Les mauvaises nouvelles continuent à s’accumuler pour les marchés européens de l’énergie et mettent déjà à rude épreuve la solidarité annoncée entre les pays pour traverser l’hiver prochain. Depuis 2020, la Norvège a pris la place de la France en tant que principal exportateur d’électricité vers l’Europe, vendant ainsi environ un cinquième de sa production à ses voisins. Mais elle vient d’annoncer qu’il ne faudra sans doute pas compter sur elle dans les prochains mois du fait de la sécheresse qui réduit ses capacités de production hydroélectrique et qu’elle privilégie la production pour son marché domestique.
Comme le risque de pénurie d’électricité à la fin de l’année vient encore de grandir, les prix de l’électricité se sont encore envolés pour atteindre en Europe 415 euros par mégawatt heure au début de la semaine.
Des réservoirs à des niveaux très bas
Et pourtant, en matière d’énergie, la Norvège est un pays béni des Dieux. Il est le 11èmeexportateur mondial de pétrole et le 9ème de gaz naturel. Il assurait l’an dernier 25% des importations européennes de gaz naturel derrière la Russie (40%) et loin devant l’Algérie (8%). En plus, ces considérables ressources hydroélectriques lui permettent de produire 92% de l’électricité consommée et d’en exporter… Mais les barrages norvégiens sont aujourd’hui victimes eux-aussi de la sécheresse qui frappe toute l’Europe. Dans le sud du pays, certains d’entre eux sont remplis à moins de 50% à comparer à près de 75% en moyenne à la même période de l’année entre 2000 et 2019.
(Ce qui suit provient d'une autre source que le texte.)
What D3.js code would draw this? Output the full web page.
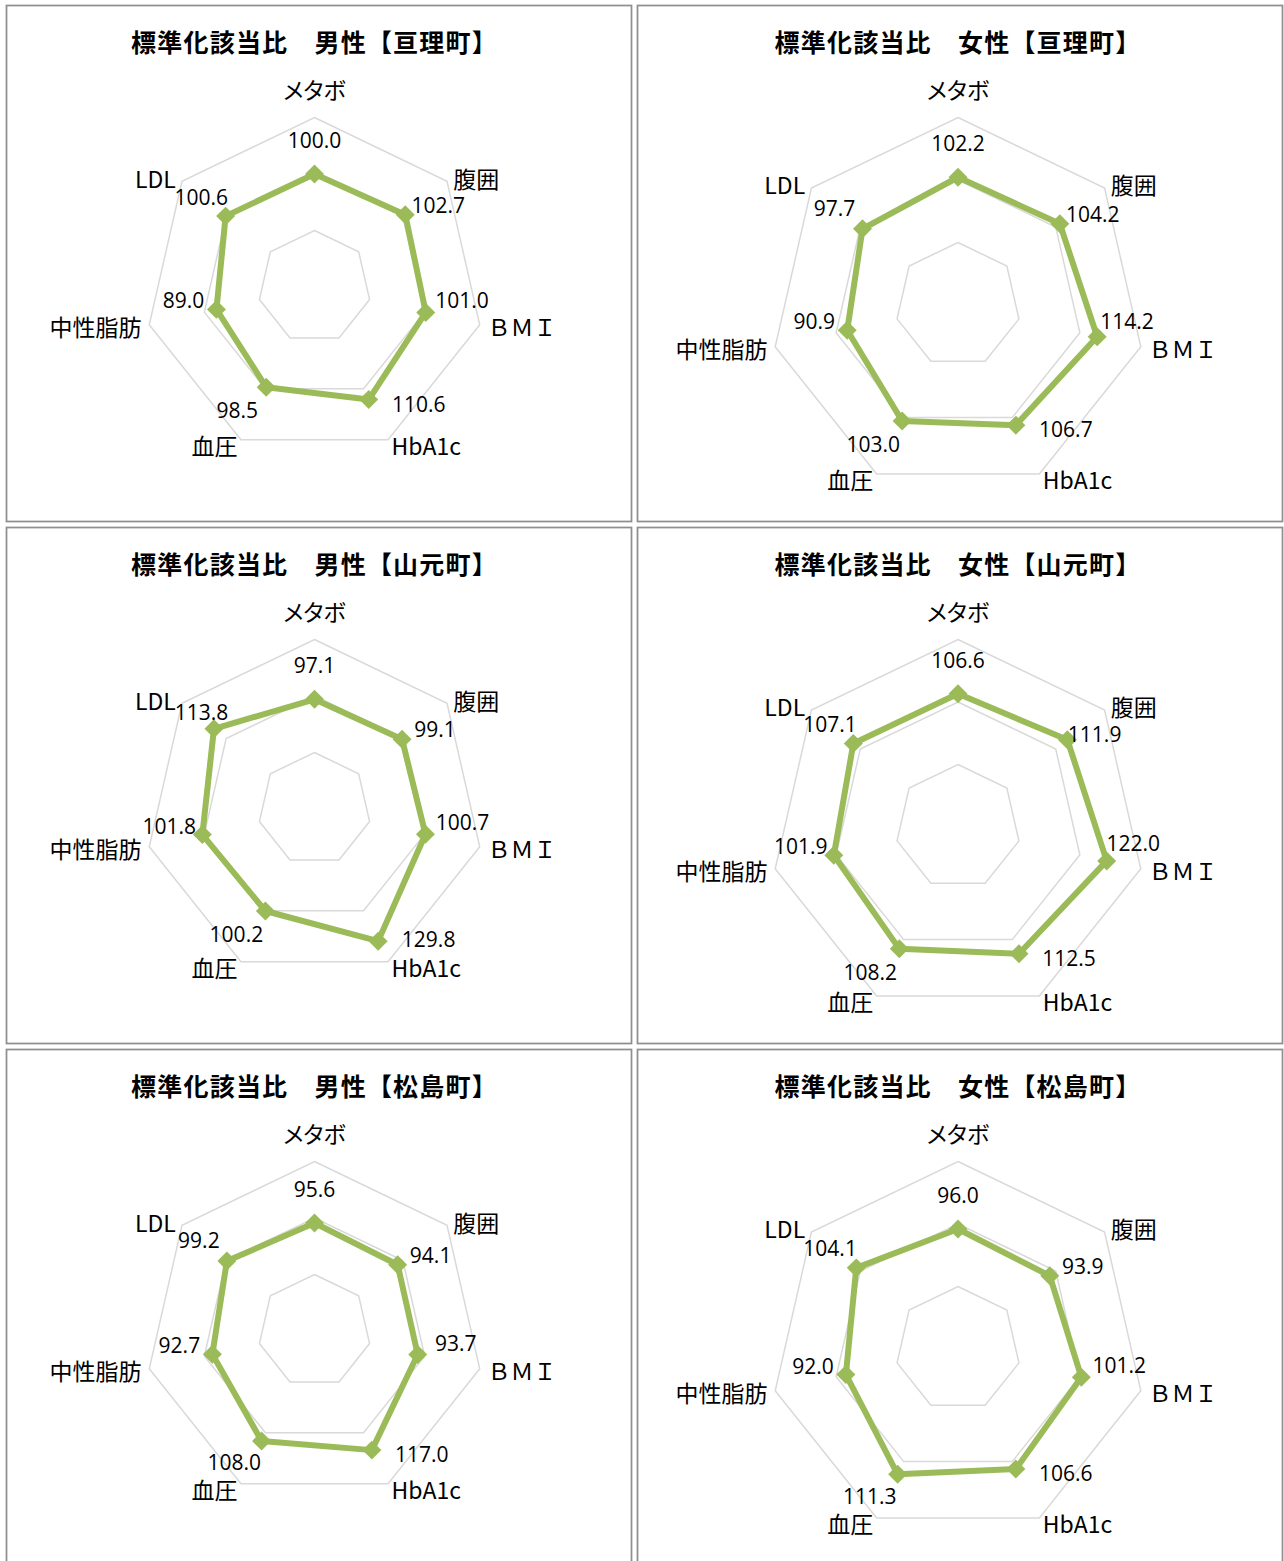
<!DOCTYPE html>
<html>
<head>
<meta charset="utf-8">
<script src="https://cdn.jsdelivr.net/npm/d3@7"></script>
<style>
  body { margin: 0; background: #fff; }
  svg text { font-family: "Noto Sans CJK JP", "Noto Sans", sans-serif; }
</style>
</head>
<body>
<svg id="chart" width="1284" height="1561"></svg>
<script>
// categories (clockwise from top)
const axes = ["メタボ", "腹囲", "ＢＭＩ", "HbA1c", "血圧", "中性脂肪", "LDL"];
const towns = ["亘理町", "山元町", "松島町"];
const sexes = ["男性", "女性"];
const ringValues = [50, 100, 150];

// standardized ratios
const watariMale = [100.0, 102.7, 101.0, 110.6, 98.5, 89.0, 100.6];
const watariFemale = [102.2, 104.2, 114.2, 106.7, 103.0, 90.9, 97.7];
const yamamotoMale = [97.1, 99.1, 100.7, 129.8, 100.2, 101.8, 113.8];
const yamamotoFemale = [106.6, 111.9, 122.0, 112.5, 108.2, 101.9, 107.1];
const matsushimaMale = [95.6, 94.1, 93.7, 117.0, 108.0, 92.7, 99.2];
const matsushimaFemale = [96.0, 93.9, 101.2, 106.6, 111.3, 92.0, 104.1];

const values = [
  [watariMale, watariFemale],
  [yamamotoMale, yamamotoFemale],
  [matsushimaMale, matsushimaFemale]
];

const svg = d3.select("#chart");
const green = "#9bbb59";

// panel frames: one column per sex, one row per town
const cols = [
  { x: 6.5, w: 625, cx: 308, cy: 281.5, radius: 169.5 },
  { x: 637.5, w: 645, cx: 320.5, cy: 299.5, radius: 187.5 }
];
const rowTops = [5.5, 527.5, 1049.5];
const panelH = 516;

// where a value label sits relative to its point, per spoke (Excel-like)
const labelOffsets = [[0, -34], [33, -10], [38, -12], [50, 4], [-29, 23], [-33, -9], [-28, -21]];

svg.append("rect").attr("width", 1284).attr("height", 1561).attr("fill", "#fff");

const step = 2 * Math.PI / axes.length;

function box(node) {
  const b = node.getBBox();
  return { x0: b.x + 1, x1: b.x + b.width - 1, y0: b.y + 2, y1: b.y + b.height - 2 };
}
const hit = (a, b) => a.x0 < b.x1 && b.x0 < a.x1 && a.y0 < b.y1 && b.y0 < a.y1;

towns.forEach((town, ri) => {
  sexes.forEach((sex, ci) => {
    const col = cols[ci];
    const top = rowTops[ri];
    const data = values[ri][ci];

    const g = svg.append("g").attr("transform", `translate(${col.x},${top})`);

    g.append("rect")
      .attr("width", col.w).attr("height", panelH)
      .attr("fill", "#fff")
      .attr("stroke", "#8f8f8f").attr("stroke-width", 1.75);

    g.append("text")
      .attr("x", col.cx).attr("y", 35)
      .attr("text-anchor", "middle").attr("dominant-baseline", "central")
      .attr("font-size", 25).attr("font-weight", 700)
      .attr("letter-spacing", 1.2)
      .attr("fill", "#000")
      .text(`標準化該当比　${sex}【${town}】`);

    const r = d3.scaleLinear().domain([0, 150]).range([0, col.radius]);
    const c = g.append("g").attr("transform", `translate(${col.cx},${col.cy})`);

    const radial = d3.lineRadial()
      .angle((d, i) => i * step)
      .radius(d => r(d))
      .curve(d3.curveLinearClosed);

    c.selectAll("path.ring")
      .data(ringValues)
      .join("path")
      .attr("class", "ring")
      .attr("d", v => radial(axes.map(() => v)))
      .attr("fill", "none")
      .attr("stroke", "#d9d9d9")
      .attr("stroke-width", 1.5);

    // category labels just outside the outer ring
    const outer = r(150);
    const axisLabels = c.selectAll("text.axis")
      .data(axes)
      .join("text")
      .attr("class", "axis")
      .each(function (d, i) {
        const a = i * step - Math.PI / 2;
        const cos = Math.cos(a), sin = Math.sin(a);
        const t = d3.select(this);
        const vx = outer * cos, vy = outer * sin;
        if (Math.abs(cos) < 0.1) {
          t.attr("x", vx).attr("y", vy - 29).attr("text-anchor", "middle");
        } else {
          t.attr("x", vx + cos * 8).attr("y", vy + sin * 6)
            .attr("text-anchor", cos > 0 ? "start" : "end");
        }
      })
      .attr("dominant-baseline", "central")
      .attr("font-size", 23)
      .style("font-feature-settings", d => /[\u30A0-\u30FF]/.test(d) ? "'palt'" : "normal")
      .attr("fill", "#000")
      .text(d => d);

    const axisBoxes = axisLabels.nodes().map(box);

    c.append("path")
      .attr("d", radial(data))
      .attr("fill", "none")
      .attr("stroke", green)
      .attr("stroke-width", 6)
      .attr("stroke-linejoin", "round");

    const pt = (v, i) => {
      const a = i * step - Math.PI / 2;
      return [r(v) * Math.cos(a), r(v) * Math.sin(a)];
    };

    c.selectAll("path.marker")
      .data(data)
      .join("path")
      .attr("class", "marker")
      .attr("d", d3.symbol(d3.symbolSquare).size(180))
      .attr("transform", (d, i) => {
        const [x, y] = pt(d, i);
        return `translate(${x},${y}) rotate(45)`;
      })
      .attr("fill", green);

    c.selectAll("text.value")
      .data(data)
      .join("text")
      .attr("class", "value")
      .attr("text-anchor", "middle")
      .attr("dominant-baseline", "central")
      .style("font-family", "'Open Sans', 'Noto Sans', sans-serif")
      .attr("font-size", 21)
      .attr("fill", "#000")
      .text(d => d.toFixed(1))
      .each(function (d, i) {
        const [px, py] = pt(d, i);
        let x = px + labelOffsets[i][0], y = py + labelOffsets[i][1];
        // push the label away from any category label it runs into
        for (let k = 0; k < 40; k++) {
          this.setAttribute("x", x);
          this.setAttribute("y", y);
          const b = box(this);
          const a = axisBoxes.find(ab => hit(ab, b));
          if (!a) break;
          const vx = (b.x0 + b.x1 - a.x0 - a.x1) / 2, vy = (b.y0 + b.y1 - a.y0 - a.y1) / 2;
          const len = Math.hypot(vx, vy) || 1;
          x += vx / len;
          y += vy / len;
        }
      });
  });
});
</script>
</body>
</html>
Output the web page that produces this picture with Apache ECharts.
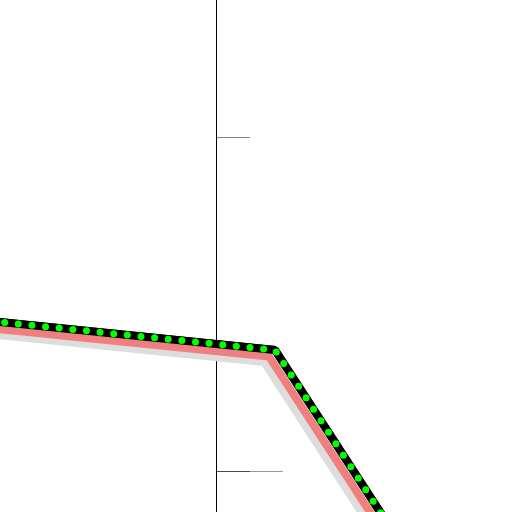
<!DOCTYPE html>
<html>
<head>
<meta charset="utf-8">
<script src="https://cdn.jsdelivr.net/npm/echarts@6/dist/echarts.min.js"></script>
<style>html,body{margin:0;padding:0;background:#fff}#c{width:512px;height:512px}</style>
</head>
<body>
<div id="c"></div>
<script>
var xValues = [-100, 17.7, 54.6];
var yValues = [48.2, 36.2, -20.7];
var majorTicks = [0, 100];
var longTicks = [0];

var points = xValues.map(function (x, i) { return [x, yValues[i]]; });

var chart = echarts.init(document.getElementById('c'), null, {renderer: 'canvas'});
var common = {
  type: 'line', data: points, showSymbol: false, symbol: 'none',
  animation: false, silent: true, clip: false
};
chart.setOption({
  animation: false,
  grid: {left: -118, right: -38, top: -197, bottom: -293, containLabel: false, outerBoundsMode: 'none'},
  xAxis: {
    type: 'value', min: -100, max: 100, interval: 100,
    axisLine: {show: false}, axisTick: {show: false}, axisLabel: {show: false}, splitLine: {show: false}
  },
  yAxis: [{
    type: 'value', min: -100, max: 200, interval: 100, position: 'left',
    axisLine: {show: true, onZero: true, lineStyle: {color: '#000', width: 1}},
    axisTick: {show: true, inside: true, length: 34, customValues: majorTicks, lineStyle: {color: 'rgba(0,0,0,0.5)', width: 1}},
    axisLabel: {show: false}, splitLine: {show: false}
  }, {
    type: 'value', min: -100, max: 200, interval: 100, position: 'left', offset: -334,
    axisLine: {show: false, onZero: false},
    axisTick: {show: true, inside: true, length: 67, customValues: longTicks, lineStyle: {color: 'rgba(0,0,0,0.4)', width: 1}},
    axisLabel: {show: false}, splitLine: {show: false}
  }],
  series: [
    Object.assign({}, common, {
      z: 1,
      lineStyle: {color: '#000', width: 8, shadowColor: '#dddddd', shadowBlur: 0, shadowOffsetX: -11, shadowOffsetY: 12}
    }),
    Object.assign({}, common, {
      z: 2,
      lineStyle: {color: '#000', width: 8, shadowColor: '#f08080', shadowBlur: 0, shadowOffsetX: -6, shadowOffsetY: 6.5}
    }),
    Object.assign({}, common, {
      z: 3,
      lineStyle: {color: '#00ff00', width: 7, type: [0, 13.7], cap: 'round', join: 'round'}
    })
  ]
});
</script>
</body>
</html>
Le gouvernement répond aussi au mécontentement de la population devant la hausse des prix de l’électricité. Le ministre de l’Energie et du pétrole, Terje Aasland, a annoncé une augmentation du programme d’aide aux ménages et aux agriculteurs pour faire face à l’augmentation des prix de l’énergie.
Privilégier le marché domestique
Terje Aasland a aussi affirmé que le gouvernement devait s’assurer que le pays soit capable de produire suffisamment d’électricité tout au long de l’hiver en accordant la priorité à remplir les barrages plutôt que d’exporter de l’électricité vers le reste de l’Europe. «Quand le remplissage des réservoirs est à des niveaux bas par rapport à la normale pour cette période de l’année, nous donnons la priorité au remplissage… Dans la pratique, cela impliquera des mécanismes de contrôle qui limitent la possibilité d’exportation en cas de faible remplissage du réservoir», a déclaré Terje Aasland.
Cela signifie concrètement que les pays qui comptaient sur les barrages norvégiens pour compenser la perte de livraisons de gaz russe doivent changer de stratégie. «Il s’agit d’un développement important, car la Norvège est un exportateur clé d’électricité vers l’Europe et cela vient s’ajouter aux conséquences de l’invasion de l’Ukraine par la Russie, ainsi qu’à la vague de chaleur européenne actuelle qui a encore renforcé la demande», souligne Jim Reid, expert de la Deutsche Bank.
Les règles du marché unique européen
Mais si la Norvège n’est pas membre de l’Union Européenne, elle appartient au marché unique de l’énergie dont les règles stipulent que les pays ne sont pas autorisés à limiter les exportations vers les pays voisins pour des périodes prolongées. La réduction des exportations est seulement permise si une situation d’urgence est déclarée.
Evidemment, les exportateurs norvégiens sont mécontents. «S’il y a quelque chose dont nous n’avons pas besoin dans une période difficile, c’est de saper la coopération et la prévisibilité du commerce et du flux d’électricité dont dépend la transition énergétique européenne, ou l’engagement de la Norvège envers cette coopération et ces règles d’échange», a déclaré Toini Lovseth, directeur exécutif des marchés et des clients du groupe industriel EnergiNorge.